Mixon had a vision for the program, Bellipanni said, and people around the program saw that, which helped raise money for the facilities, too.
“People had a belief in the program, and it was a 100 percent effort by the baseball parents,” she said.
Kern agreed, saying it was built the way Mixon wanted it to be built.
“The idea was always we can improve it later,” Kern said. “Let’s just get it built. Larry was willing to do as much as he could to just get to that point. The plan was always that later we could come back and get the dugouts better or put in this, that or the other. Let’s just build what we have to build to have a field, and Larry understood that.”
O’Keefe, who served as Mixon’s assistant coach for the past six seasons, saw first hand how influential Mixon was for the baseball program. O’Keefe admitted the baseball field turned out nicer than he could have ever imagined.
O’Keefe was a decorated basketball coach at Perry Central before retiring when his two children were born. He was also a lifelong friend of Mixon, as the two grew up on the baseball field together before graduating a year apart from Hattiesburg High School. Mixon would take his baseball talents to William Carey, while O’Keefe played at Southern Miss.
Mixon played for John Stephenson at William Carey and current Crusaders’ coach Bobby Halford was a graduate assistant on the team. After two seasons, Mixon had to leave the baseball program because his father, Alford Mixon, passed away.
“He played in all the youth programs and he was always a really good player,” Halford said. “They had a lot of success in the summer with the all-star teams, and he was always one of the better players.”
When O’Keefe retired from teaching and coaching, Mixon offered him an assistant position on his staff, and because they were close friends, O’Keefe said it was a no-brainer.
Together, Sacred Heart would make runs to the 1A South State title series in 2014 and 2015. In Mixon’s eight years with the program, he compiled a 95-90 overall record, but O’Keefe said his record isn’t indicative of what he did for the program.
“He would go the second mile, and doing what he did at Sacred Heart, I mean all of those guys who have coached there, they all have to take on double duty to make it work,” Halford said. “It’s been fun to watch their program evolve. I think that’s something we all recognize.”

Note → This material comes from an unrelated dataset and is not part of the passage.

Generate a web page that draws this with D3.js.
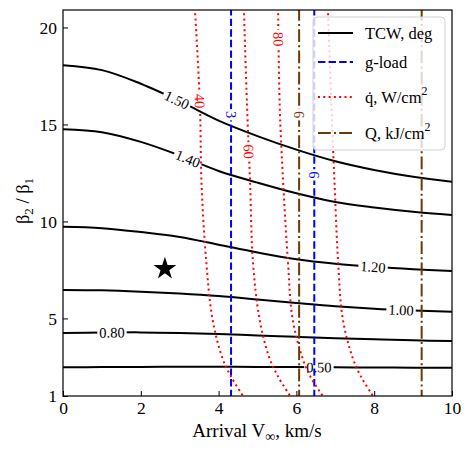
<!DOCTYPE html>
<html>
<head>
<meta charset="utf-8">
<script src="https://cdn.jsdelivr.net/npm/d3@7"></script>
<style>
  body { margin: 0; background: #fff; }
  svg text { font-family: "Liberation Serif", "Times New Roman", "DejaVu Serif", serif; }
</style>
</head>
<body>
<svg width="470" height="454"></svg>
<script>
// TCW contours, beta2/beta1 vs arrival V_inf
const vInf = [0, 1, 2, 3, 4, 5, 6, 7, 8, 9, 10];
const tcwLevels = ["1.50", "1.40", "1.20", "1.00", "0.80", "0.50"];
const tcwRatio = [
  [18.05, 17.8, 17.1, 16.2, 15.2, 14.4, 13.7, 13.1, 12.65, 12.3, 12.05],
  [14.75, 14.6, 14.1, 13.4, 12.6, 12.0, 11.45, 11.0, 10.72, 10.5, 10.33],
  [9.72, 9.65, 9.45, 9.2, 8.8, 8.4, 8.05, 7.82, 7.66, 7.54, 7.45],
  [6.47, 6.45, 6.38, 6.28, 6.15, 5.98, 5.8, 5.63, 5.5, 5.41, 5.34],
  [4.25, 4.27, 4.28, 4.25, 4.2, 4.12, 4.05, 3.98, 3.92, 3.87, 3.83],
  [2.48, 2.49, 2.5, 2.51, 2.51, 2.5, 2.49, 2.48, 2.47, 2.46, 2.45]
];
const tcwLabelAt = [2.93, 3.21, 7.97, 8.69, 1.26, 6.58];

// heat rate contours, V_inf vs ratio
const qdotRatio = [21, 16, 12, 8, 5, 3, 2, 1];
const qdotLevels = ["40", "60", "80", "100"];
const qdotV = [
  [3.39, 3.52, 3.56, 3.68, 3.84, 4.09, 4.32, 4.63],
  [4.65, 4.73, 4.81, 4.88, 5.05, 5.3, 5.53, 5.84],
  [5.53, 5.57, 5.66, 5.78, 5.9, 6.15, 6.36, 6.68],
  [6.81, 6.9, 6.98, 7.07, 7.19, 7.44, 7.66, 7.97]
];
const qdotLabelAt = [16.2, 13.6, 19.4, null];

const gLevels = ["3", "6"];
const gV = [4.32, 6.46];
const gLabelAt = [15.5, 12.4];

const heatLevels = ["6", "9"];
const heatV = [6.07, 9.22];
const heatLabelAt = [15.5, null];

const star = [2.62, 7.56];

const FONT = "Liberation Serif";
const svg = d3.select("svg");
const x = d3.scaleLinear([0, 10], [63, 452]);
const y = d3.scaleLinear([1, 20.9], [396, 10]);

const defs = svg.append("defs");
defs.append("clipPath").attr("id", "plot")
  .append("rect").attr("x", 63).attr("y", 10).attr("width", 389).attr("height", 386);

const plot = svg.append("g").attr("clip-path", "url(#plot)");

const styles = {
  tcw: { color: "#000", dash: null, width: 2 },
  g: { color: "#0000ff", dash: "7.4,3.2", width: 2 },
  qdot: { color: "#ff0000", dash: "2,3.3", width: 2 },
  heat: { color: "#6b3a06", dash: "12.8,3.2,2,3.2", width: 2 }
};

let maskId = 0;
const line = d3.line().x(d => x(d[0])).y(d => y(d[1])).curve(d3.curveCatmullRom);

// draw a contour line, with an inline label cut out of it
function contour(points, st, label, at, horizontal) {
  const g = plot.append("g");
  const path = g.append("path")
    .attr("d", line(points))
    .attr("fill", "none")
    .attr("stroke", st.color)
    .attr("stroke-width", st.width)
    .attr("stroke-dasharray", st.dash);
  if (at == null) return;
  const node = path.node();
  const total = node.getTotalLength();
  const target = horizontal ? x(at) : y(at);
  let lo = 0, hi = total;
  for (let i = 0; i < 40; i++) {
    const mid = (lo + hi) / 2;
    const p = node.getPointAtLength(mid);
    if ((horizontal ? p.x : p.y) < target) lo = mid; else hi = mid;
  }
  const p = node.getPointAtLength(lo);
  const a = node.getPointAtLength(Math.max(lo - 3, 0));
  const b = node.getPointAtLength(Math.min(lo + 3, total));
  const ang = Math.atan2(b.y - a.y, b.x - a.x) * 180 / Math.PI;
  const t = g.append("text")
    .attr("transform", `translate(${p.x},${p.y}) rotate(${ang})`)
    .attr("text-anchor", "middle")
    .attr("dy", "0.35em")
    .attr("font-family", FONT)
    .attr("font-size", 14.5)
    .attr("fill", st.color)
    .text(label);
  const w = t.node().getComputedTextLength() + 4;
  const id = "m" + (maskId++);
  const m = defs.append("mask").attr("id", id)
    .attr("maskUnits", "userSpaceOnUse")
    .attr("x", 0).attr("y", 0).attr("width", 470).attr("height", 454);
  m.append("rect").attr("width", 470).attr("height", 454).attr("fill", "#fff");
  m.append("rect")
    .attr("x", -w / 2).attr("y", -7).attr("width", w).attr("height", 14)
    .attr("transform", `translate(${p.x},${p.y}) rotate(${ang})`)
    .attr("fill", "#000");
  path.attr("mask", `url(#${id})`);
}

tcwRatio.forEach((r, i) => {
  contour(vInf.map((v, j) => [v, r[j]]), styles.tcw, tcwLevels[i], tcwLabelAt[i], true);
});
gV.forEach((v, i) => {
  contour([[v, 21], [v, 1]], styles.g, gLevels[i], gLabelAt[i], false);
});
qdotV.forEach((vs, i) => {
  contour(vs.map((v, j) => [v, qdotRatio[j]]), styles.qdot, qdotLevels[i], qdotLabelAt[i], false);
});
heatV.forEach((v, i) => {
  contour([[v, 21], [v, 1]], styles.heat, heatLevels[i], heatLabelAt[i], false);
});

plot.append("path")
  .attr("transform", `translate(${x(star[0])},${y(star[1])})`)
  .attr("d", d3.symbol(d3.symbolStar, 162)())
  .attr("fill", "#000");

// axes
const xAxis = svg.append("g").attr("transform", "translate(0,396)")
  .call(d3.axisBottom(x).tickValues([0, 2, 4, 6, 8, 10]).tickSize(-5).tickSizeOuter(0).tickPadding(6));
const yAxis = svg.append("g").attr("transform", "translate(63,0)")
  .call(d3.axisLeft(y).tickValues([1, 5, 10, 15, 20]).tickSize(-5).tickSizeOuter(0).tickPadding(6));
[xAxis, yAxis].forEach(ax => {
  ax.attr("font-family", FONT).attr("font-size", 17.5);
  ax.select(".domain").remove();
  ax.selectAll("text").attr("fill", "#000");
  ax.selectAll("line").attr("stroke", "#000");
});

svg.append("rect").attr("x", 63).attr("y", 10).attr("width", 389).attr("height", 386)
  .attr("fill", "none").attr("stroke", "#000").attr("stroke-width", 1.2);

// axis titles
const xt = svg.append("text").attr("x", 257).attr("y", 437).attr("text-anchor", "middle")
  .attr("font-family", FONT).attr("font-size", 19);
xt.append("tspan").text("Arrival V");
xt.append("tspan").attr("font-size", 14).attr("dy", 4).text("\u221e");
xt.append("tspan").attr("dy", -4).text(", km/s");

const yt = svg.append("text").attr("transform", "translate(29,201) rotate(-90)")
  .attr("text-anchor", "middle").attr("font-family", FONT).attr("font-size", 18.5);
yt.append("tspan").text("\u03b2");
yt.append("tspan").attr("font-size", 13).attr("dy", 4).text("2");
yt.append("tspan").attr("dy", -4).text(" / \u03b2");
yt.append("tspan").attr("font-size", 13).attr("dy", 4).text("1");

// legend
const legendItems = [
  { style: styles.tcw, text: "TCW, deg", sup: null },
  { style: styles.g, text: "g-load", sup: null },
  { style: styles.qdot, text: "q\u0307, W/cm", sup: "2" },
  { style: styles.heat, text: "Q, kJ/cm", sup: "2" }
];
const legendY = [33, 62, 97, 133];
const lg = svg.append("g");
lg.append("rect").attr("x", 313).attr("y", 17).attr("width", 132).attr("height", 133)
  .attr("rx", 4).attr("fill", "#fff").attr("fill-opacity", 0.8)
  .attr("stroke", "#d0d0d0").attr("stroke-width", 1);
legendItems.forEach((d, i) => {
  lg.append("line").attr("x1", 318).attr("x2", 353).attr("y1", legendY[i]).attr("y2", legendY[i])
    .attr("stroke", d.style.color).attr("stroke-width", d.style.width)
    .attr("stroke-dasharray", d.style.dash);
  const t = lg.append("text").attr("x", 365).attr("y", legendY[i] + 6)
    .attr("font-family", FONT).attr("font-size", 16.5);
  t.append("tspan").text(d.text);
  if (d.sup) t.append("tspan").attr("font-size", 12).attr("dy", -8).text(d.sup);
});
</script>
</body>
</html>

As Sacred Heart gears up for the 2018 season, the Crusaders have a varsity, junior varsity and junior high teams, as well as a top-notch facility. All of that is a credit to Mixon’s hard work the last eight years.
“As the athletic director, I never had to worry about the baseball program,” Kern said.
Drew Dewease, an assistant on the football team and three-year assistant under Mixon, will guide the Crusaders this season. It’s a position Dewease never wanted to assume under these conditions.
“Never in a million years did I think anything was going to happen, and never under these circumstances do you want to take over something that a person like Larry has built,” Dewease said. “Not just as a coach, but as a person. I think the one thing I’ll take from Larry is being very detailed about everything. How you wear your uniform, how you take care of the field, how you do infield and outfield, how you schedule practice and things like that, that he was very detailed in.
“The work that he put into the kids in the program. He cared more about the kids than he ever did about himself, and he never wanted any credit. We’re going to try and keep that going – the selflessness. I think our kids are champing at the bit to keep Larry’s legacy going.”
Sacred Heart is scheduled to open the season at 5 p.m. Friday, Feb. 23. The Crusaders will take on Lamar Christian at Perry Central.